No caso do 104, “populares” são filmes que tenham alcançado alguma repercussão no circuito de arte. Ano passado, por exemplo, a sala exibiu Moonlight, o vencedor do Oscar. Procurada pelo EM, a Cineart, proprietária do Ponteio (e maior exibidora do estado), não quis se pronunciar.

 

Independência ou streaming


Diretor do Festival de Cannes, Thierry Frémaux, em sua estreia atrás das câmeras, empreendeu um trabalho de ourivesaria. Dos milhares de filmes curtos que os irmãos Louis e Auguste Lumière, chamados pais do cinema, fizeram, Frémaux selecionou e recuperou trechos de 114 para construir o documentário Lumière! A aventura começa.

Lançado no Brasil em dezembro – Frémaux participou de sessões no Rio de Janeiro e em São Paulo –, Lumière! é mais um exemplo de produção importante que não chegou a BH por falta de sala. Resta ao cinéfilo recorrer ao streaming. O longa está disponível nas plataformas Now, iTunes, Vivo Play, Google Play e YouTube, com preços para locação que variam de R$ 9,90 a R$ 14,90.

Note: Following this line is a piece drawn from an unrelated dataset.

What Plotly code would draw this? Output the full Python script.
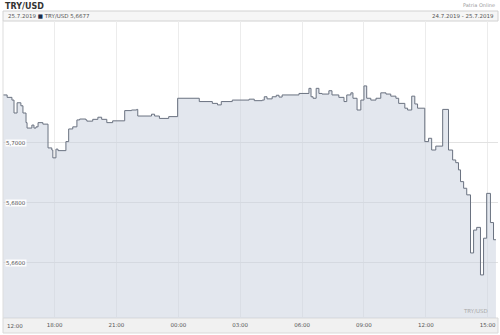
import plotly.graph_objects as go

# ---- data ----
times_24 = ["15:30","15:42","15:56","16:02","16:11","16:22","16:28","16:37","16:40","16:54",
            "17:00","17:06","17:12","17:26","17:41","17:52","17:55","18:04","18:10","18:33",
            "18:41","18:53","19:05","19:13","19:31","19:34","19:51","20:06","20:17","20:32",
            "20:49","21:24","21:44","21:59","22:02","22:42","22:51","23:05","23:32","23:58"]
values_24 = [5.7158,5.7150,5.7141,5.7098,5.7132,5.7122,5.7098,5.7066,5.7048,5.7058,
             5.7048,5.7052,5.7066,5.7061,5.6982,5.6975,5.6949,5.6978,5.6973,5.7003,
             5.7045,5.7052,5.7075,5.7078,5.7075,5.7071,5.7077,5.7084,5.7077,5.7066,
             5.7072,5.7106,5.7108,5.7110,5.7088,5.7094,5.7088,5.7080,5.7086,5.7147]
times_25 = ["01:01","01:39","01:54","02:05","02:37","03:26","03:41","04:04","04:10","04:18",
            "04:33","04:45","04:53","05:02","05:51","06:20","06:26","06:32","06:41","06:49",
            "06:58","07:18","07:27","07:47","08:02","08:10","08:22","08:28","08:40","08:51",
            "09:00","09:08","09:20","09:35","09:49","10:04","10:18","10:33","10:41","10:59",
            "11:07","11:19","11:28","11:36","11:57","12:08","12:17","12:29","12:49","13:06",
            "13:18","13:27","13:35","13:41","13:50","13:59","14:10","14:19","14:28","14:39",
            "14:48","14:57","15:08","15:17","15:24"]
values_25 = [5.7136,5.7130,5.7125,5.7136,5.7141,5.7144,5.7139,5.7141,5.7152,5.7145,
             5.7152,5.7157,5.7151,5.7158,5.7163,5.7180,5.7152,5.7147,5.7180,5.7163,
             5.7161,5.7172,5.7158,5.7150,5.7136,5.7158,5.7165,5.7147,5.7108,5.7141,
             5.7188,5.7147,5.7141,5.7147,5.7165,5.7161,5.7154,5.7147,5.7130,5.7114,
             5.7108,5.7154,5.7128,5.7114,5.7003,5.7014,5.6975,5.6988,5.7110,5.6975,
             5.6942,5.6933,5.6909,5.6870,5.6848,5.6826,5.6633,5.6709,5.6718,5.6560,
             5.6682,5.6831,5.6734,5.6677,5.6677]

x_tick_times = ["2019-07-24 18:00","2019-07-24 21:00","2019-07-25 00:00","2019-07-25 03:00",
                "2019-07-25 06:00","2019-07-25 09:00","2019-07-25 12:00","2019-07-25 15:00"]
x_tick_labels = ["18:00","21:00","00:00","03:00","06:00","09:00","12:00","15:00"]
first_label = "12:00"
y_ticks = [5.66, 5.68, 5.70]
y_tick_labels = ["5,6600", "5,6800", "5,7000"]

x = ["2019-07-24 " + t for t in times_24] + ["2019-07-25 " + t for t in times_25]
y = values_24 + values_25

FONT = "DejaVu Sans"
W, H = 500, 335
ML, MR, MT, MB = 3, 2, 21, 17
PH = H - MT - MB

fig = go.Figure()
fig.add_trace(go.Scatter(
    x=x, y=y, mode="lines", line=dict(shape="hv", color="#6a7280", width=1),
    fill="tozeroy", fillcolor="rgba(200,208,222,0.5)", hoverinfo="skip"))

ann = []
for v, t in zip(y_ticks, y_tick_labels):
    ann.append(dict(x=0, xref="paper", y=v, yref="y", text=t, showarrow=False,
                    xanchor="left", xshift=2, font=dict(family=FONT, size=5.5, color="#555"),
                    bgcolor="rgba(255,255,255,0.9)", borderpad=0))
ann.append(dict(x=0, xref="paper", y=0, yref="paper", text=first_label, showarrow=False,
                xanchor="left", yanchor="middle", xshift=2, yshift=-7.5,
                font=dict(family=FONT, size=5.5, color="#555")))
ann.append(dict(x=0, xref="paper", y=1, yref="paper", text="<b>TRY/USD</b>", showarrow=False,
                xanchor="left", yanchor="middle", yshift=15, xshift=0,
                font=dict(family=FONT, size=8, color="#333")))
ann.append(dict(x=1, xref="paper", y=1, yref="paper", text="Patria Online", showarrow=False,
                xanchor="right", yanchor="middle", yshift=16, xshift=-1,
                font=dict(family=FONT, size=5, color="#999")))
ann.append(dict(x=0, xref="paper", y=1, yref="paper",
                text="25.7.2019 <span style='color:#1b2a4a'>■</span> TRY/USD 5,6677",
                showarrow=False, xanchor="left", yanchor="middle", yshift=5.5, xshift=3,
                font=dict(family=FONT, size=5.5, color="#555")))
ann.append(dict(x=1, xref="paper", y=1, yref="paper", text="24.7.2019 - 25.7.2019",
                showarrow=False, xanchor="right", yanchor="middle", yshift=5.5, xshift=-2,
                font=dict(family=FONT, size=5.5, color="#555")))
ann.append(dict(x=1, xref="paper", y=0, yref="paper", text="TRY/USD", showarrow=False,
                xanchor="right", yanchor="bottom", yshift=2, xshift=-8,
                font=dict(family=FONT, size=5.5, color="#aaa")))

shapes = [
    # header bar
    dict(type="rect", xref="paper", yref="paper", x0=0, x1=1, y0=1, y1=1 + 10 / PH,
         fillcolor="#f6f6f6", line=dict(color="#d2d2d2", width=1), layer="below"),
    # x-axis label bar
    dict(type="rect", xref="paper", yref="paper", x0=0, x1=1, y0=-15 / PH, y1=0,
         fillcolor="#f1f1f1", line=dict(color="#d9d9d9", width=1), layer="below"),
    # left border
    dict(type="line", xref="paper", yref="paper", x0=0, x1=0, y0=0, y1=1,
         line=dict(color="#dddddd", width=1)),
]

fig.update_layout(
    width=W, height=H, margin=dict(l=ML, r=MR, t=MT, b=MB),
    paper_bgcolor="white", plot_bgcolor="white", showlegend=False,
    annotations=ann, shapes=shapes,
    xaxis=dict(type="date", range=["2019-07-24 15:30", "2019-07-25 15:30"],
               tickvals=x_tick_times, ticktext=x_tick_labels, showgrid=True,
               gridcolor="#ececec", gridwidth=1, zeroline=False, showline=False,
               ticks="", tickfont=dict(family=FONT, size=5.5, color="#555"),
               ticklabelstandoff=2),
    yaxis=dict(range=[5.64169, 5.74037], tickvals=y_ticks, showticklabels=False,
               showgrid=True, gridcolor="#e2e2e2", gridwidth=1, zeroline=False,
               showline=False, ticks=""),
)

fig.write_html("out.html")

“Principalmente no mercado do filme independente, o streaming é um segmento complementar, que traz receita extra e permite que a produção tenha abrangência nacional. Os filmes independentes podem estrear nas capitais, mas raramente chegam à segunda cidade dos principais estados. E isso não é o Brasil”, comenta Fábio Lima, da Sofá Digital.

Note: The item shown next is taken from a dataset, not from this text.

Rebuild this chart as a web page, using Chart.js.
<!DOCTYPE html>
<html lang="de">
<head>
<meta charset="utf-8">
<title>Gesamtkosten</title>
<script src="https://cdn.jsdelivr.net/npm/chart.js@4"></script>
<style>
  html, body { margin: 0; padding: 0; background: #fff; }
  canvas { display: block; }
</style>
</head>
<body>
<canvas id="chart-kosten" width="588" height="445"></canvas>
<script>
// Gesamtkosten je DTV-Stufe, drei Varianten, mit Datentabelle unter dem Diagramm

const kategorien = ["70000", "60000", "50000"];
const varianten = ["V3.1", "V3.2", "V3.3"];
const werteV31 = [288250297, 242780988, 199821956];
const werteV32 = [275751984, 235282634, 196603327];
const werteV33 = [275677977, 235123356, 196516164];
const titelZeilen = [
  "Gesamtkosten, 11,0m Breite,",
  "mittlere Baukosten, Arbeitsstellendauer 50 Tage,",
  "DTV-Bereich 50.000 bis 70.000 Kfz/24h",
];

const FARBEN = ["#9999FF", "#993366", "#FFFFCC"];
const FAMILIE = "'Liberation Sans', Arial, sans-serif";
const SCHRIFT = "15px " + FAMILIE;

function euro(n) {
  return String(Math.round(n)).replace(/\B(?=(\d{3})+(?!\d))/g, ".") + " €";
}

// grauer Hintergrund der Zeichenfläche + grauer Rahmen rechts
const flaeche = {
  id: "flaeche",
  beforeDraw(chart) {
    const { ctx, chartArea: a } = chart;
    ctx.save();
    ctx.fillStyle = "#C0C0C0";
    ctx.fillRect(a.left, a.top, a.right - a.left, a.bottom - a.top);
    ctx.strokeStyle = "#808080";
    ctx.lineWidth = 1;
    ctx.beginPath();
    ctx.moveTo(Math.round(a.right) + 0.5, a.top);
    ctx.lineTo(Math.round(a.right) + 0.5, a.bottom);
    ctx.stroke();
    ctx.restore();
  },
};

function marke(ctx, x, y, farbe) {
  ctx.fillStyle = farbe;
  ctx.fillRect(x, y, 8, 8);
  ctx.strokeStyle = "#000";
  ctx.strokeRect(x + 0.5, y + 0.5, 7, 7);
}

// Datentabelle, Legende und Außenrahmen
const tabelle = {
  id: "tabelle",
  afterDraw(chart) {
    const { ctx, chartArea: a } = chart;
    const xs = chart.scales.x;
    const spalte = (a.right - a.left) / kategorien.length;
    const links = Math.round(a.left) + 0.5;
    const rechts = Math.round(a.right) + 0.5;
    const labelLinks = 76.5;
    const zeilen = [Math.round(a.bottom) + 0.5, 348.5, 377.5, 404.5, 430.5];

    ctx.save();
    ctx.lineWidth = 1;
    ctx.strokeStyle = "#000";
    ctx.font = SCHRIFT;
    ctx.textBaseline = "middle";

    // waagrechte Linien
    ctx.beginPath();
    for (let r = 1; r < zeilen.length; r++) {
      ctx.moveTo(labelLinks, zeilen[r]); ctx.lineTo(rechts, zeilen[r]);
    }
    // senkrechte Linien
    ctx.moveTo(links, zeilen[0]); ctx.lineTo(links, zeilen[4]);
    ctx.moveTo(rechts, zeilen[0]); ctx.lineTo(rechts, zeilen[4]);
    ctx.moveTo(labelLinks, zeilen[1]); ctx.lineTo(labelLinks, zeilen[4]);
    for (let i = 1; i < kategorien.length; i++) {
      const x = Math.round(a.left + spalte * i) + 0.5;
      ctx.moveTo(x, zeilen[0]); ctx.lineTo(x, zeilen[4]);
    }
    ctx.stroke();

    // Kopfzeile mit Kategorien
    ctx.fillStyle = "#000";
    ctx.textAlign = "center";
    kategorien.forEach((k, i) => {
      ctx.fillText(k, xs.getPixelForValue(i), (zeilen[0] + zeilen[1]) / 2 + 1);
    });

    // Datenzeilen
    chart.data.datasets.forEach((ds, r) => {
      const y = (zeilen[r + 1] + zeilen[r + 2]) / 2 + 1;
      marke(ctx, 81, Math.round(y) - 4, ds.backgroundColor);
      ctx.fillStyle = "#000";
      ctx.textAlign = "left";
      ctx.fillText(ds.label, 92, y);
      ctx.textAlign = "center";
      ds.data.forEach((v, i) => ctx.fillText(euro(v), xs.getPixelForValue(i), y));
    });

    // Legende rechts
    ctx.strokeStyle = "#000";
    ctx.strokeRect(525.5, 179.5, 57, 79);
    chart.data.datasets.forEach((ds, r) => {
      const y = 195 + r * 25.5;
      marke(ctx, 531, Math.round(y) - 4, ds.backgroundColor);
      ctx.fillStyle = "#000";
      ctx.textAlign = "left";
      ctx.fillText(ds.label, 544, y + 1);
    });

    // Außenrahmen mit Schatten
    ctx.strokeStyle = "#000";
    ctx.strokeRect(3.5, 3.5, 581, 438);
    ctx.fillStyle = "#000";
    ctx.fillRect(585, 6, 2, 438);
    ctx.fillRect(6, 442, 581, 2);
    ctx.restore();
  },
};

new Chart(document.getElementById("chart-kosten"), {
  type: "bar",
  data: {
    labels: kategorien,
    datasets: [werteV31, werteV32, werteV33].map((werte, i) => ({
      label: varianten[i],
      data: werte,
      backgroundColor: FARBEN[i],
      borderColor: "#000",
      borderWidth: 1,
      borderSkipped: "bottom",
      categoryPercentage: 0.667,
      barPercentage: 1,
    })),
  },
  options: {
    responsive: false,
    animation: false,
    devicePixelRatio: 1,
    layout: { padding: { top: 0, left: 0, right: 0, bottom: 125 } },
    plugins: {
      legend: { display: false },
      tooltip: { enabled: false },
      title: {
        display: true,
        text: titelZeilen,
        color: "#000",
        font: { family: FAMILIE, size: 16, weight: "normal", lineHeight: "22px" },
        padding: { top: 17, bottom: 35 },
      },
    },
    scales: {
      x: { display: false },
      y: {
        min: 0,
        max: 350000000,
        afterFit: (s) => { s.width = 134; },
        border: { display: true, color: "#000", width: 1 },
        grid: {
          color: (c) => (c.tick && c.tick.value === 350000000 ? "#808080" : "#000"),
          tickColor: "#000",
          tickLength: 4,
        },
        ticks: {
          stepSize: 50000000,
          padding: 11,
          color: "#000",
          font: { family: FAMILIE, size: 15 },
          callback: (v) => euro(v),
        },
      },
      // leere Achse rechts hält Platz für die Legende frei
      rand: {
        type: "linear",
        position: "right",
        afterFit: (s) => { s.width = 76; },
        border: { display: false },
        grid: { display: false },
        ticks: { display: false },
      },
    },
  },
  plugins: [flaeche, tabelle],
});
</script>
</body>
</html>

Criada há cinco anos e com atuação na América Latina, a empresa é uma agregadora digital, fazendo a ponte entre as distribuidoras independentes e as plataformas. Os lançamentos do streaming obedecem ao modelo do cinema: a cada quinta-feira, novos filmes chegam às plataformas. A Sofá, inclusive, criou um serviço para orientar os cinéfilos a respeito dos lançamentos, dada a quantidade de produções. O usuário se cadastra no site filmmelier.com para receber a newsletter de acordo com as preferências que indicou.

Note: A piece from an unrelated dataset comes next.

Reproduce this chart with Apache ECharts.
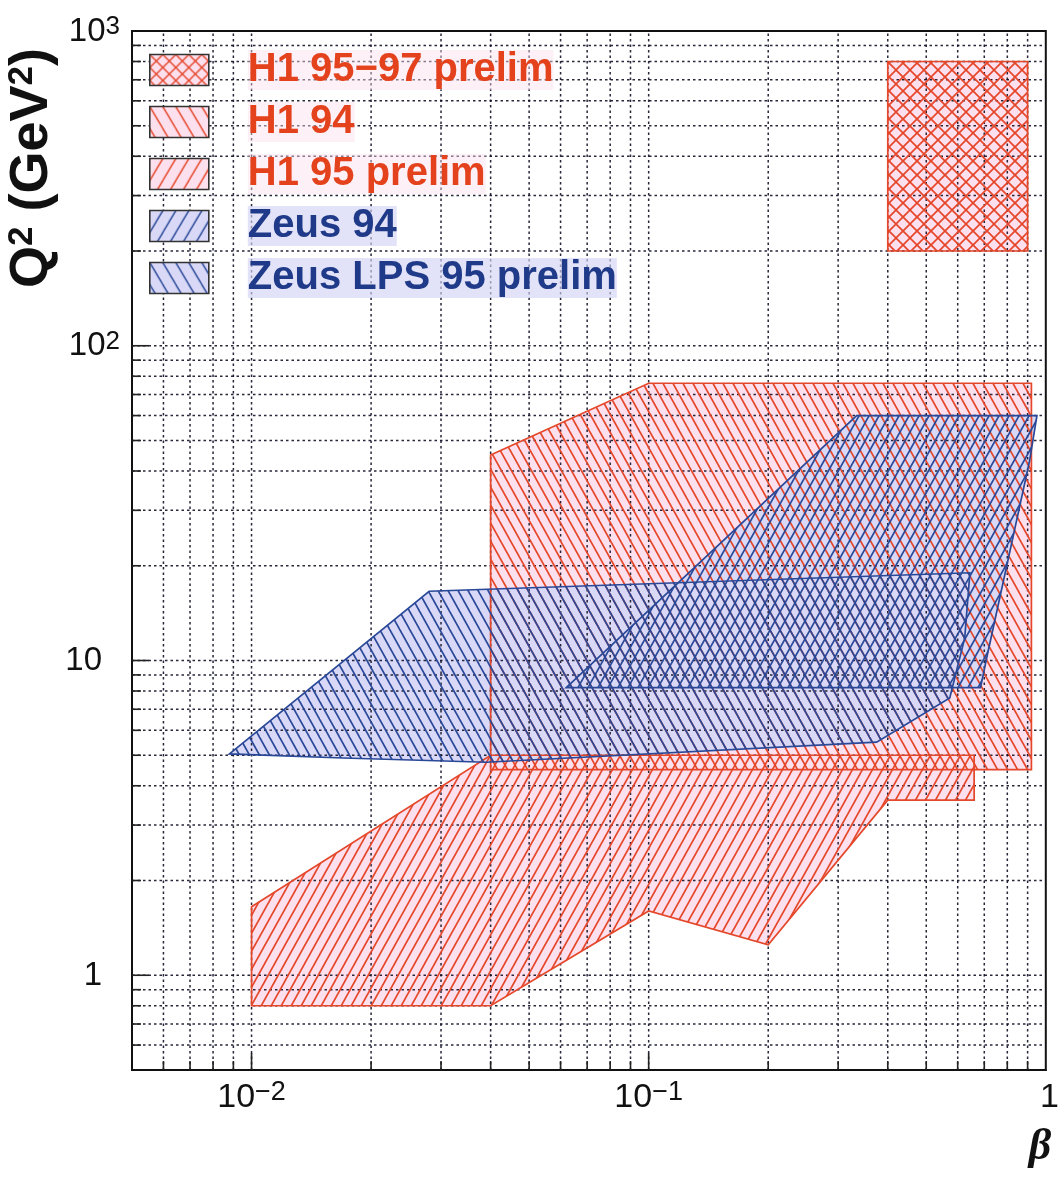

Lima comenta que o mercado de streaming no Brasil tem algumas particularidades. “Filme de terror (com bom mercado no circuito comercial) não vai bem. A gente deve lembrar que, no Brasil, o pagamento é feito via cartão de crédito, o que costuma ser um inibidor. Porém, aqui, o filme francês funciona bem no streaming, enquanto no México não”, conclui.